Das kleine Haus, in dem Peter wohnte, lag auf der Spitze eines winzigen Hügels, so dass er aus seinem Schlafzimmerfenster direkt auf die Feldsteinmauer des gegenüberliegenden Kirchturms blickte. Genau genommen sah Peter aus allen Fenstern auf die unförmige braune Wand, die aussah wie ein Sinnbild menschlichen Strebens und des unausweichlichen Scheiterns. An ruhigen Tagen, von denen es in Peters Leben wahrhaftig nicht zu wenige gab, setzte er sich manchmal stundenlang vor die Fenster seines Hauses, erst in die Küche, dann Wohn- und schließlich Schlafzimmer, betrachtete die Kirchturmmauer, die Peter fast vollständig vom Tageslicht abschnitt und dachte, in vollkommener Dunkelheit über das Leben nach.

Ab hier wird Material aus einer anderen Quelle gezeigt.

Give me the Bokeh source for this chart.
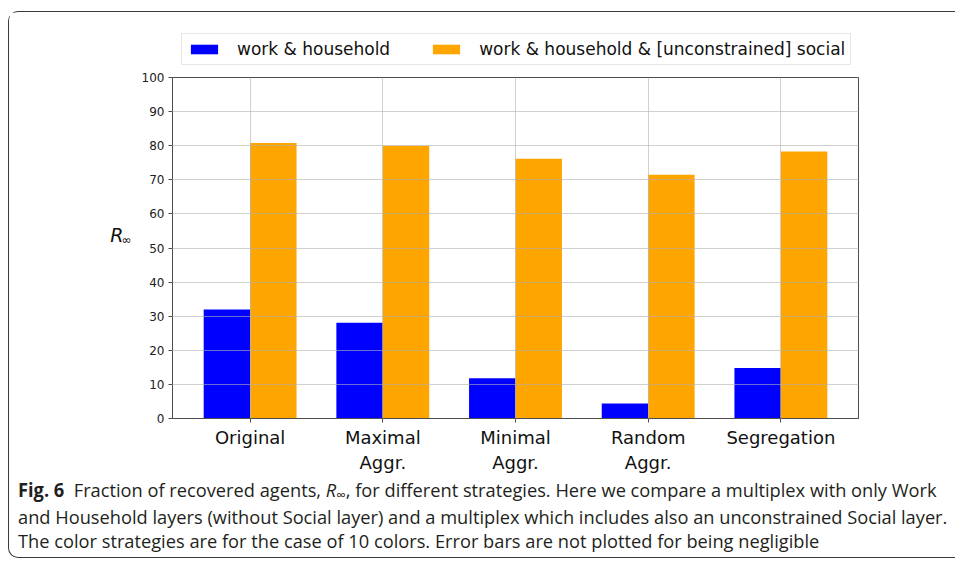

Es waren keine sonderlich schweren Gedanken, auch wenn an ihren Anfängen zwangsläufig Streben und Scheitern standen. Doch wie kann man im Leben schon nicht scheitern, dachte Peter, wenn man doch weiß, dass mit dem Leben alles endet? Und wenn der Mensch schließlich nur scheitern kann, sollte man diesem Scheitern dann nicht frohen Mutes entgegengehen? Man kann doch nichts verlieren, was schon verloren ist, dachte Peter. Wenn am Ende allen Strebens das Erstrebte dann erreicht ist, torpediert dann nicht letztendlich die Unendlichkeit der Verluste einen endlichen Erfolg. Zweimal Minus ist Plus. Aber damit kommt man hier nicht weit, wollte Peter gerade denken, doch verharrte dann einen Augenblick. Eine unendlich große negative Zahl multipliziert mit einer negativen Zahl ergibt eine unendlich große positive Zahl. Fasziniert erhob sich Peter von seinem Stuhl und trat einen Schritt näher an das unmittelbar vor ihm liegende Fenster. Seine Gedanken überschlugen sich und er ahnte, dass er da gerade etwas Wichtigem auf der Spur war. Wenn ich also weiß, dachte Peter, dass ich, nicht als Individuum, sondern ganz allgemein als Mensch, nein mehr noch, als Lebewesen, negativ, also im Scheitern, das heißt mit dem Tod, ende, und auch im kleinen als Person in meinem eigenen Leben negativ, also im Scheitern, das heißt mit beruflichem Misserfolg, sozialer Inkompetenz, gescheiterter Reproduktion, ende, erreiche ich am Ende etwas Positives. Doch wie sieht dieses Positive aus, wollte Peter nun auch wissen. Vielleicht der Weg, dachte er. Maximaler Optimismus bei minimalem Erfolg.
Das penetrante Geräusch der Klingel riss ihn unsanft aus seinen Gedanken. Mit ungeahnter Schnelligkeit, die seine Körperfülle und die Bedeutung von Körperfülle im Allgemeinen in Frage stellte, drehte sich Peter um und rannte vom Schlafzimmer zurück in die Küche, riss eine Schublade auf und holte mit leicht zitternden Fingern ein Blatt Papier und einen Stift hervor und notierte hastig, aber fein säuberlich, einige Worte. Als er schließlich zur Haustür gehen wollte, stieß er auf halbem Weg schmerzhaft mit jemandem zusammen, der ziellos im Eingangsbereich herumstand.
„Au, so ne Scheiße, was ist hier denn los!“, schrie Peter, doch erinnerte sich an gerade gewonnne Erkenntnis und fügte leise „Ach, na Mensch, so was. Aber egal.“ hinzu.
Das Licht der Energiesparlampen erhellte den Flur nur spärlich, wurde dann aber langsam heller, so dass sich der gesichtslose Schatten, der sich gerade vom Boden aufrappelte, als Sven enttarnte.
„Ja was soll’s.“, sagte Sven etwas wütend darüber, dass er seine Wut nicht besser artikulieren konnte.
„Ach Sven, na Mensch, du hier. Wer auch sonst. Wie kommst du eigentlich, achso ja, ich sollte wohl wirklich mal abschließen. Aber wozu eigentlich?“
„Ja, wozu eigentlich.“
„Naja, vielleicht sollte ich zumindest mal andere Lampen einbauen. Scheiß Energiesparlampen, werden immer nicht hell. Gibt doch jetzt dieses andere Zeug. LED oder sowas. LED, was soll das eigentlich sein.“
„Licht emittierende Diode.“
„Achso. Na gut. Wie wars eigentlich auf dem Arbeitsamt?“, fragte Peter und wurde sich schließlich des auf dem Boden liegenden Zettels bewusst. „Auch egal, völlig egal.“, fügte er hastig hinzu, hob den Zettel auf und gab ihn Sven.